--- Begin Material for this task ---

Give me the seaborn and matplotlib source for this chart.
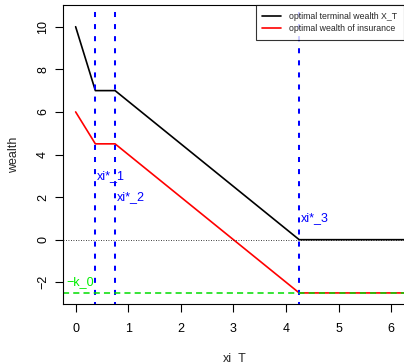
import matplotlib
matplotlib.use("Agg")
import matplotlib.pyplot as plt
import seaborn as sns
import pandas as pd

# data
xi_T = [0.0, 0.375, 0.75, 4.25, 6.5]
terminal_wealth = [10.0, 7.0, 7.0, 0.0, 0.0]
insurance_wealth = [6.0, 4.5, 4.5, -2.5, -2.5]
xi_star = [0.375, 0.75, 4.25]
xi_labels = ["xi*_1", "xi*_2", "xi*_3"]
xi_label_y = [3, 2, 1]
k0 = 2.5
x_ticks = [0, 1, 2, 3, 4, 5, 6]
y_ticks = [-2, 0, 2, 4, 6, 8, 10]

sns.set_style("white")
plt.rcParams['font.family'] = ['Liberation Sans', 'DejaVu Sans']

fig = plt.figure(figsize=(4.04, 3.63), dpi=100)
ax = fig.add_axes([63/404, 59/363, 343/404, 299/363])

df = pd.DataFrame({"xi_T": xi_T, "terminal": terminal_wealth, "insurance": insurance_wealth})
sns.lineplot(data=df, x="xi_T", y="terminal", color="black", lw=1.2, ax=ax,
             label="optimal terminal wealth X_T", sort=False)
sns.lineplot(data=df, x="xi_T", y="insurance", color="#ff0000", lw=1.2, ax=ax,
             label="optimal wealth of insurance", sort=False)

for xv, lab, yv in zip(xi_star, xi_labels, xi_label_y):
    ax.axvline(xv, color="#0000ff", lw=1.45, ls=(1.5, (2.5, 3.5)))
    ax.text(xv + 0.03, yv, lab, color="#0000ff", fontsize=9, ha="left", va="center")

ax.axhline(0, color="black", lw=0.6, ls=(0, (1, 2)))
ax.axhline(-k0, color="#00dd00", lw=1.1, ls=(0, (4, 2.7)))
ax.text(-0.17, -2, "\u2212k_0", color="#00ee00", fontsize=9, ha="left", va="center")

ax.set_xlim(-0.24, 6.28)
ax.set_ylim(-3.02, 11.02)
ax.set_xticks(x_ticks)
ax.set_yticks(y_ticks)
ax.set_yticklabels([str(v).replace("-", "\u2212") for v in y_ticks], rotation=90, va="center")
ax.set_xticklabels([str(v) for v in x_ticks])
ax.tick_params(axis="both", direction="out", length=6, width=0.8, labelsize=9,
               bottom=True, left=True, colors="black")
ax.tick_params(axis="x", pad=8)
ax.tick_params(axis="y", pad=4)
ax.set_xlabel("xi_T", fontsize=9, labelpad=12)
ax.set_ylabel("wealth", fontsize=9, labelpad=12)
for s in ax.spines.values():
    s.set_color("black")
    s.set_linewidth(0.8)

leg = ax.legend(loc="upper right", fontsize=6.3, frameon=True, fancybox=False, edgecolor="black",
                borderpad=0.76, handlelength=2.1, handletextpad=0.9, labelspacing=0.37,
                borderaxespad=0)
leg.get_frame().set_linewidth(0.8)
leg.set_bbox_to_anchor((403.5/404, 358/363), transform=fig.transFigure)

fig.savefig("out.png", dpi=100)
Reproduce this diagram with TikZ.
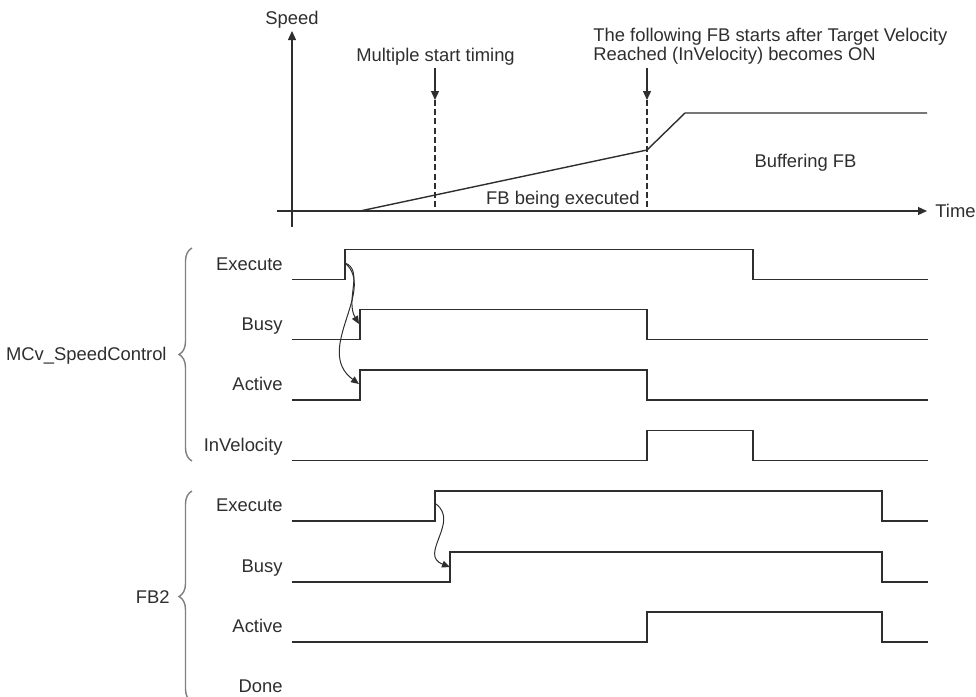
\documentclass[tikz,border=0pt]{standalone}
\usepackage{fontspec}
\setmainfont{Liberation Sans}
\usetikzlibrary{arrows.meta, positioning, decorations.pathreplacing}
\definecolor{tdink}{HTML}{2E2E2E}
\definecolor{tdgrey}{HTML}{7F7F7F}

\begin{document}
\begin{tikzpicture}[
  x=0.5pt, y=-0.5pt,
  font=\fontsize{9.2}{11}\selectfont, text=tdink,
  tdtxt/.style={inner sep=0pt},
  tdlbl/.style={tdtxt, anchor=base east},
  tdsig/.style={draw=tdink, line width=0.7pt},
  tdaxis/.style={draw=tdink, line width=0.65pt, -{Triangle[length=4.5pt, width=4pt]}},
  tdcut/.style={draw=tdink, line width=0.6pt, dash pattern=on 3pt off 1.6pt},
  tdcause/.style={draw=tdink, line width=0.5pt, -{Triangle[length=4pt, width=3.4pt]}},
  tdbrace/.style={draw=tdgrey, line width=0.7pt, decorate,
                  decoration={brace, amplitude=6.5pt}}
]
\useasboundingbox (0,0) rectangle (976,697);
\clip (0,0) rectangle (976,697);

% ---------------------------------------------- speed / time axes
\coordinate (sporig) at (292,227);
\coordinate (sptop) at (292,31);
\coordinate (tmorig) at (277,211);
\coordinate (tmend) at (927,211);
\draw[tdaxis] (sporig) -- (sptop);
\draw[tdaxis] (tmorig) -- (tmend);
\node[tdtxt, anchor=base] (speed) at (292,24.5) {Speed};
\node[tdtxt, anchor=base west] (time) at (935,217) {Time};

% ---------------------------------------------- velocity profile
\draw[tdsig] (360,211) -- (647,150) -- (685,113) -- (927,113);
\node[tdlbl] (fbexec) at (640,204) {FB being executed};
\node[tdtxt, anchor=base] (fbbuf) at (805.5,167) {Buffering FB};

% ---------------------------------------------- timing markers
\node[tdtxt, anchor=base] (multi) at (435.5,61.5) {Multiple start timing};
\node[tdtxt, anchor=north west, align=left,
      font=\fontsize{9.2}{9.15}\selectfont] (follow) at (593,28)
  {The following FB starts after Target Velocity\\
   Reached (InVelocity) becomes ON};

\coordinate (mk1a) at (435,68);
\coordinate (mk1b) at (435,100);
\coordinate (mk1c) at (435,211);
\draw[tdaxis] (mk1a) -- (mk1b);
\draw[tdcut] (mk1b) -- (mk1c);

\coordinate (mk2a) at (647,68);
\coordinate (mk2b) at (647,100);
\coordinate (mk2c) at (647,211);
\draw[tdaxis] (mk2a) -- (mk2b);
\draw[tdcut] (mk2b) -- (mk2c);

% ---------------------------------------------- MCv_SpeedControl signals
\node[tdlbl] (mexelbl) at (283,270) {Execute};
\node[tdlbl] (mbsylbl) at (283,330) {Busy};
\node[tdlbl] (mactlbl) at (283,390.5) {Active};
\node[tdlbl] (minvlbl) at (283,451) {InVelocity};

\draw[tdsig] (292,279.5) -- (345,279.5) -- (345,249.5) -- (753,249.5)
  -- (753,279.5) -- (928,279.5);
\draw[tdsig] (292,339.5) -- (360,339.5) -- (360,309.5) -- (647,309.5)
  -- (647,339.5) -- (928,339.5);
\draw[tdsig] (292,400) -- (360,400) -- (360,370) -- (647,370)
  -- (647,400) -- (928,400);
\draw[tdsig] (292,460.5) -- (647,460.5) -- (647,430.5) -- (753,430.5)
  -- (753,460.5) -- (928,460.5);

\coordinate (mexe) at (345,263);
\coordinate (mbusy) at (359,324);
\coordinate (mact) at (359,384);
\draw[tdcause] (mexe) .. controls (364,270) and (345,300) .. (mbusy);
\draw[tdcause] (mexe) .. controls (377,290) and (313,350) .. (mact);

\node[tdlbl] (mcv) at (167,360) {MCv\_SpeedControl};
\draw[tdbrace] (192,461) -- (192,248);

% ---------------------------------------------- FB2 signals
\node[tdlbl] (fexelbl) at (283,511.5) {Execute};
\node[tdlbl] (fbsylbl) at (283,572.5) {Busy};
\node[tdlbl] (factlbl) at (283,632.5) {Active};
\node[tdlbl] (fdonlbl) at (283,692.5) {Done};

\draw[tdsig] (292,521) -- (435,521) -- (435,491) -- (882,491)
  -- (882,521) -- (928,521);
\draw[tdsig] (292,582) -- (450,582) -- (450,552) -- (882,552)
  -- (882,582) -- (928,582);
\draw[tdsig] (292,642) -- (647,642) -- (647,612) -- (882,612)
  -- (882,642) -- (928,642);

\coordinate (fexe) at (436,504);
\coordinate (fbusy) at (450,567);
\draw[tdcause] (fexe) .. controls (460,522) and (418,555) .. (fbusy);

\node[tdlbl] (fb2) at (170,603) {FB2};
\draw[tdbrace] (192,702) -- (192,491);

\end{tikzpicture}
\end{document}
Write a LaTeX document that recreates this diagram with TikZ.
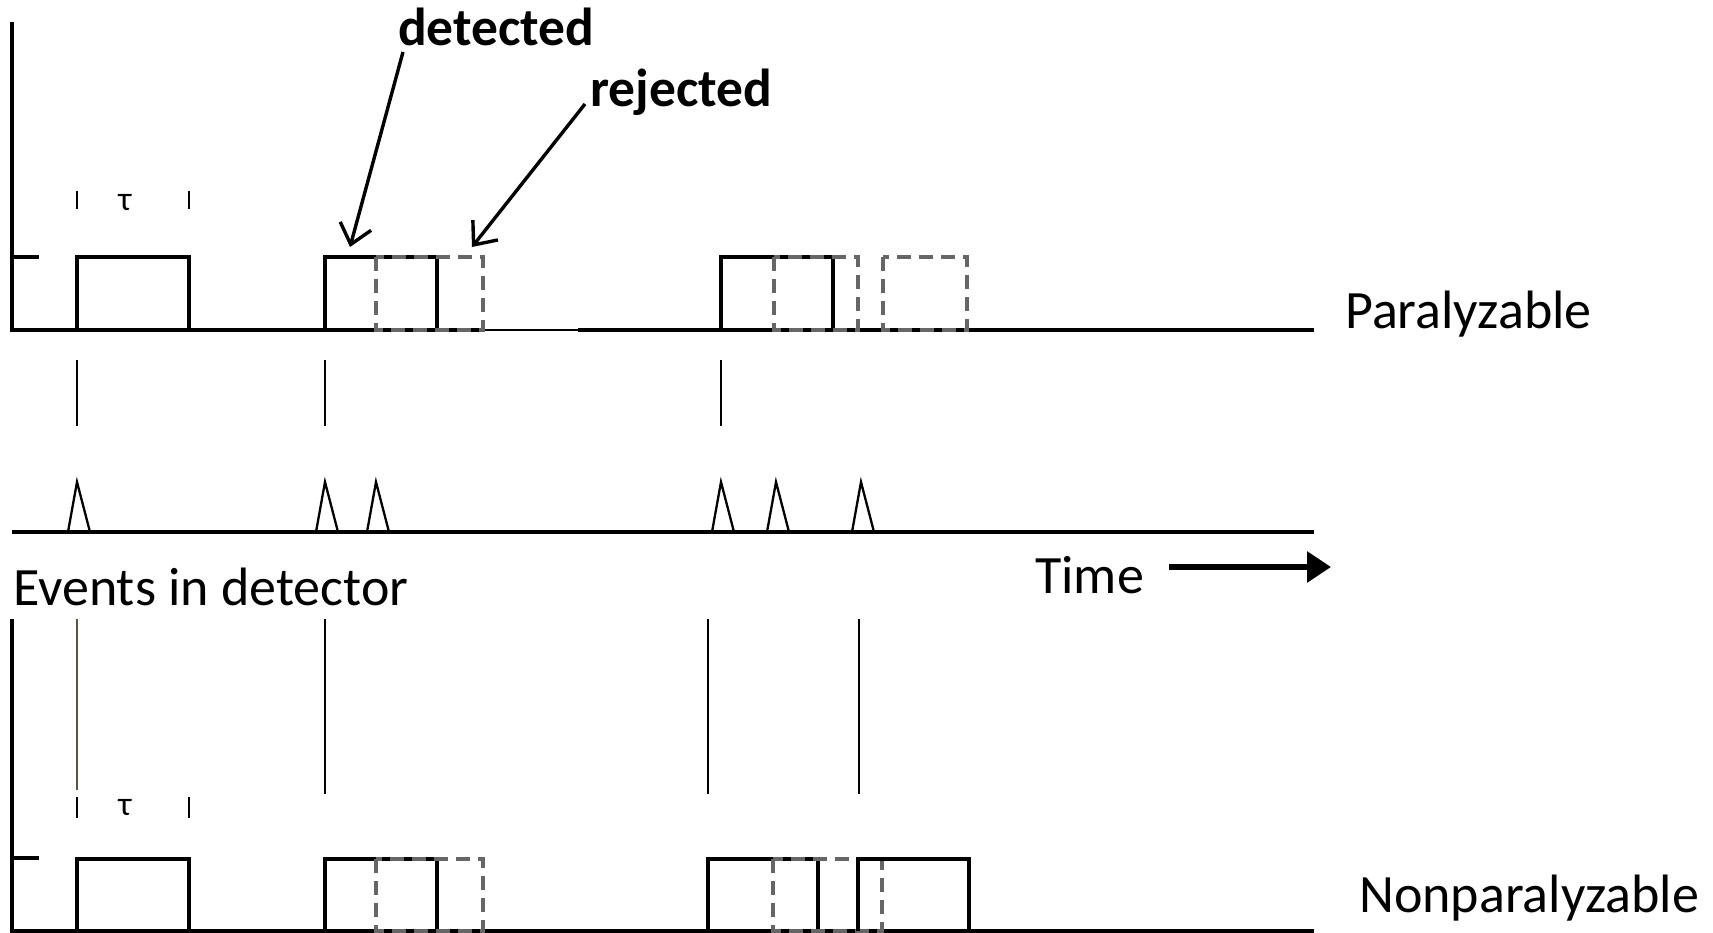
\documentclass[tikz,border=0pt]{standalone}
\usepackage{fontspec}
\setmainfont{Carlito}
\usetikzlibrary{arrows.meta}
\definecolor{ghostgray}{HTML}{666666}
\definecolor{olive}{HTML}{5C5544}
\begin{document}
\begin{tikzpicture}[x=1pt,y=-1pt,
  axis/.style={line width=3.4pt},
  pulse/.style={line width=3.4pt},
  ghost/.style={line width=3.4pt, draw=ghostgray, dash pattern=on 14pt off 8pt},
  tickmark/.style={line width=2.6pt},
  spike/.style={line width=2.4pt},
  peak/.style={line width=2.3pt, line join=miter},
  lbl/.style={inner sep=0pt, anchor=base west, font=\fontsize{54}{60}\selectfont},
  callout/.style={inner sep=0pt, anchor=base west, font=\bfseries\fontsize{53.5}{60}\selectfont},
  taulbl/.style={inner sep=0pt, font=\fontsize{34}{36}\selectfont},
  pointer/.style={line width=3.4pt, -{Straight Barb[length=19pt,width=32pt,line width=3.4pt]}},
]
\useasboundingbox (0,0) rectangle (1713,933);

% ---------- paralyzable counter ----------
\draw[axis] (12,22) -- (12,330) -- (484,330);
\draw[line width=2.2pt] (484,330) -- (578,330);
\draw[axis] (578,330) -- (1314,330);
\draw[axis] (12,257) -- (39,257);
% dead-time marks
\draw[tickmark] (77,191) -- (77,209);
\draw[tickmark] (189,191) -- (189,209);
\node[taulbl] (tauA) at (125,203) {τ};
% recorded pulses and extensions
\draw[pulse] (77,330) |- (189,257) -- (189,330);
\draw[pulse] (325,330) |- (437,257) -- (437,330);
\draw[ghost] (376,257) rectangle (483,330);
\draw[pulse] (721,330) |- (833,257) -- (833,330);
\draw[ghost] (774,257) rectangle (858,330);
\draw[ghost] (883,257) rectangle (967,330);

\node[lbl] (para) at (1345,328) {Paralyzable};

% callouts
\node[callout] (det) at (398,46) {detected};
\node[callout] (rej) at (590,107) {rejected};
\coordinate (detFrom) at (403,52);
\coordinate (detTip) at (350,247);
\coordinate (rejFrom) at (585,104);
\coordinate (rejTip) at (472,247);
\draw[pointer] (detFrom) -- (detTip);
\draw[pointer] (rejFrom) -- (rejTip);

% detected-event markers
\foreach \x in {77,325,721}
  \draw[spike] (\x,360) -- (\x,426);

% ---------- events in detector ----------
\foreach \x in {77,325,376,721,776,861}
  \draw[peak] (\x-9,532) -- (\x,482) -- (\x+13,532);
\draw[axis] (12,532) -- (1314,532);
\node[lbl] (events) at (13,605) {Events in detector};
\node[lbl] (time) at (1035,593) {Time};
\coordinate (tA) at (1169,567);
\coordinate (tB) at (1331,567);
\draw[line width=6pt, -{Triangle[length=24pt,width=30pt]}] (tA) -- (tB);

% ---------- nonparalyzable counter ----------
\draw[line width=2.8pt, olive] (77,619) -- (77,790);
\foreach \x in {325,708,859}
  \draw[line width=2.8pt] (\x,619) -- (\x,794);
\draw[axis] (12,619) -- (12,931) -- (1314,931);
\draw[axis] (12,858) -- (39,858);
\draw[tickmark] (77,797) -- (77,818);
\draw[tickmark] (189,797) -- (189,818);
\node[taulbl] (tauB) at (125,808) {τ};
\draw[pulse] (77,931) |- (189,859) -- (189,931);
\draw[pulse] (325,931) |- (437,859) -- (437,931);
\draw[ghost] (376,859) rectangle (483,931);
\draw[pulse] (708,931) |- (818,859) -- (818,931);
\draw[ghost] (773,859) rectangle (882,931);
\draw[pulse] (858,931) |- (969,859) -- (969,931);

\node[lbl] (nonpara) at (1359,912) {Nonparalyzable};
\end{tikzpicture}
\end{document}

--- End Material for this task ---

Problem statement -> Extract from the material above the stretch running from the line containing "Write a LaTeX" through the line containing "(0,0) rectangle (1713,933);". Keep the text exact and the pictures out.

Solution to this task ->
Write a LaTeX document that recreates this diagram with TikZ.
\documentclass[tikz,border=0pt]{standalone}
\usepackage{fontspec}
\setmainfont{Carlito}
\usetikzlibrary{arrows.meta}
\definecolor{ghostgray}{HTML}{666666}
\definecolor{olive}{HTML}{5C5544}
\begin{document}
\begin{tikzpicture}[x=1pt,y=-1pt,
  axis/.style={line width=3.4pt},
  pulse/.style={line width=3.4pt},
  ghost/.style={line width=3.4pt, draw=ghostgray, dash pattern=on 14pt off 8pt},
  tickmark/.style={line width=2.6pt},
  spike/.style={line width=2.4pt},
  peak/.style={line width=2.3pt, line join=miter},
  lbl/.style={inner sep=0pt, anchor=base west, font=\fontsize{54}{60}\selectfont},
  callout/.style={inner sep=0pt, anchor=base west, font=\bfseries\fontsize{53.5}{60}\selectfont},
  taulbl/.style={inner sep=0pt, font=\fontsize{34}{36}\selectfont},
  pointer/.style={line width=3.4pt, -{Straight Barb[length=19pt,width=32pt,line width=3.4pt]}},
]
\useasboundingbox (0,0) rectangle (1713,933);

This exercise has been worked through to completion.